У Наташи, той, что на экране, губы закушены. Ей хочется взорваться, она с трудом сохраняет выдержку. Возможно, про себя считает до двадцати, чтобы не сказать лишнего.
— Гена, — начинает она подчеркнуто ровным тоном, — Гена, ты обещал работать последовательно. У тебя договор на книжку о типовых ошибках школьников на уроках геометрии. Пролонгация была уже два раза, а ты не написал еще ни одной строки.
— Опять двадцать пять! — сердится Геннадий. — Ну, напишу я эту муру, напишу.
Да, отложил. Пойми, что это же скукота, не только скука, но и потеря времени, даже потеря престижа. Я должен войти в науку с чем-то принципиальным, всеохватным, впечатление произвести, а об ошибках школьников напишет каждый учитель, даже лучше меня напишет, потому что у него практического опыта больше. В сущности, и мне, чтобы написать как следует, негрешно было бы поработать в школе годик. Годик — для алгебры, еще год — для геометрии и для тригонометрии год. Так и откладывать на годы?
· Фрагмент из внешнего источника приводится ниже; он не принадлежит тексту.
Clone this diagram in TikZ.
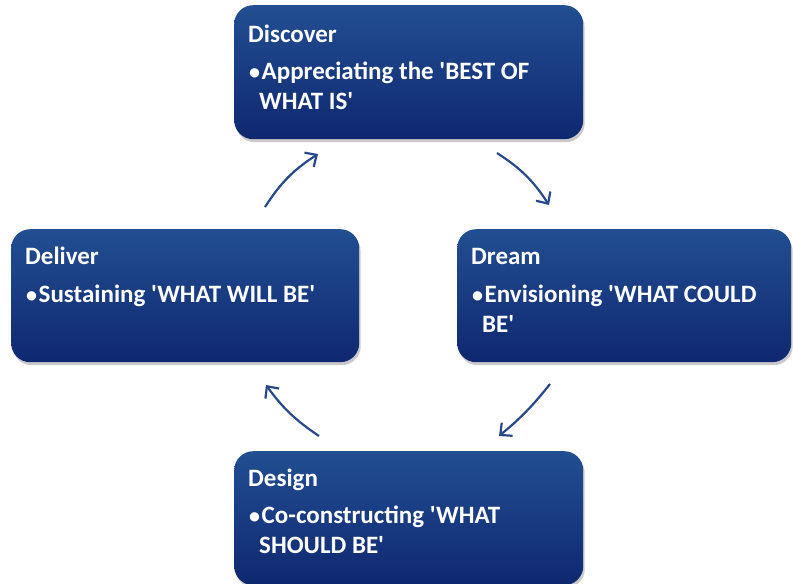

Наташа тяжело вздыхает.
— У нашей Милочки больные ножки, — говорит она все тем же ровным голосом, с нарочитой медлительностью. Явно заставляет себя растягивать слова, чтобы не сорваться на крик. — Милочку надо везти в Евпаторию на полный сезон, и лучше ей ехать с мамой; всем детям лучше при своей маме. Но может ли мама бросить работу при таком гениальном отце? Мо-гу я бросить работу?! — Наташа кричит все-таки, срывается. Геннадий вскакивает с дивана:
— Ну хорошо, хорошо, лети все к чертям! Я напишу эту проклятую методичку.
Пойду в школу, буду, буду зарабатывать на твои разъезды, поезжай в Евпаторию, на Пицунду, на Золотые пески, в Венецию, на Ривьеру. К чертям теорию, к чертям пустые мечты и большие планы, к чертям десятилетний труд! Где у тебя мешок, сейчас я снесу эту макулатуру в утиль, обменяю на великолепный томик Дрюона.
Геннадий и в самом деле хватается за метлу, начинает сметать черновики в угол. Наташа с плачем обнимает его:
— Гена, прости меня, я так устала ждать, я просто устала. Но я потеряю еще, и Милочка потерпит, уедет в санаторий с группой. Едут же другие дети без мамы.
И Геннадий обнимает плачущую жену.
— Наташа, милая, я кругом виноват перед тобой, я чувствую, что обманул тебя. Но потерпи еще немного. Мне надо пять лет сосредоточенности, не пять — четыре года, даже три. Ну если ты будешь плакать, я выброшу все…
Наташа зажимает ему рот поцелуем.
«Еще десять лет», — заказываю я машине.
Та же комната, и мебель все та же, совсем уже ободранная. На экране две женщины. Наташа — еще прямая, стройная, со следами былой красоты, но с седыми висками и очень усталыми глазами. Рядом с ней девушка — высокая акселератка.
Я-то с профессиональным любопытством рассматривал, какую дочь сконструирует машина Наташе. Что-то не очень привлекательное получилось у двух красивых родителей. Тощая, бледная, узколицая и плоскогрудая, явно болезненная, с опущенной нижней губой, капризно-недовольной, Пожалуй, больше она была похожа на Геннадия, однако не лучшее унаследовала. Черты те же, но без одухотворенности.
— Мама, я не пойду на выпускной вечер, — тянула она. — Мне совершенно нечего одеть. У Таньки сапоги на шпильках, у Ольги сапоги на шпильках, у Наташки Длинной шпильки, у Наташки Колобок… Вообще одна я замухрышка. Не хочу быть хуже всех, не хочу!..
— Милочка, ты же знаешь, папе обязательно надо было съездить в Закавказье…
Девушка надувает губы:
— У других родителей дети на первом плане, а у нас все для папы, для одного папы.
— Милочка, ты же знаешь. — Наташа снова растягивает слова, выдержки набирается. — Ты же знаешь, что папа поехал не для забавы. Ему предложили работу, выгодную, хорошо оплачиваемую. Папа прилетает сегодня, и как только он прилетит…
Наташа на экране смолкла, прислушиваясь.
— Ну, вот и он, кажется…
Дверь распахнулась. Как пишется в пьесах: «Те же и Геннадий».
Совсем седой уже, с серым, помятым лицом, в помятом костюме. Впрочем, какие могут быть претензии? Сидел в самолете, сидел в автобусе — в дороге трудно сохранить свежесть.
Наташа кинулась к нему, чтобы помочь снять пиджак. Дочь молчала выжидательно.